Chains of the Past enables the reconstruction of the lives of enslaved people

18 December 2025 - 10:00

In the new project Chains of the Past: Open Infrastructure for the Global History of Dutch Slavery and Slave Trade, the Institute of Social History (IISG), Radboud University and the KITLV are collaborating with a large number of genealogical and heritage organisations to start building an online infrastructure that will make archives on the history of Dutch Atlantic and Asian slavery searchable.

This is achieved by identifying and linking information about the lives of enslaved people from colonial archives. This includes, for example, their names and ages, which can be found in slave registers, government journals, and VOC archives.

Chains of the Past is a collaboration between two of the largest slavery data projects in the Netherlands: the Exploring Slave Trade in Asia (ESTA) project at the IISG and the Historical Database Suriname and the Caribbean (HDSC) at Radboud University's Radboud Institute for Culture and History. The project's goal is to create an open science infrastructure that connects archives through digitisation and entity recognition, among other things, making it possible to track individuals across different archives.

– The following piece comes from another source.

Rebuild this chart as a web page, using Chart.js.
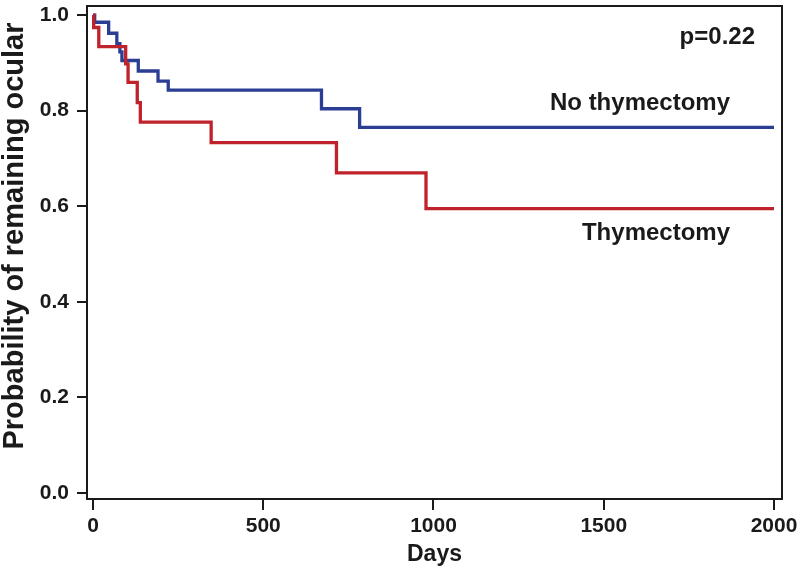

Project coordinator Matthias Rosenbaum-Feldbrügge: 'This broad and inclusive collaboration enables us to find and follow enslaved people in highly fragmented archival material, which is an important step for the field and communities alike.'

This creates a truly connected digital heritage that is available for scientific and ancestral research by genealogists and descendant communities. The project is not only for the communities, but also by them: an important part of Chains of the Past is citizen science, in which communities collaborate to connect archives. This makes the infrastructure an international showcase for inclusive open science.

ESTA coordinator Pascal Konings: 'Chains of the Past provides an impetus not only for reconstructing the underexposed slave trade in Asia, but also for bringing to light the personal histories of slavery that are crucial to understanding the impact that this trade had on people's lives worldwide.'

Chains of the Past has been made possible by an Open Science Infrastructure Grant from Open Science NL and will run for three years. The applicants are Matthias Rosenbaum-Feldbrügge and Coen van Galen (Radboud University), Matthias van Rossum, Richard Zijdeman, Rick Mourits, and Filipa Ribeiro da Silva (IISG), and Esther Captain (KITLV). Matthias Rosenbaum-Feldbrügge will coordinate the project.
 

List of names, age and origin of Balinese enslaved women arriving in Batavia, 1718.
List of names, age and origin of Balinese enslaved women arriving in Batavia, 1718 (Nationaal Archief).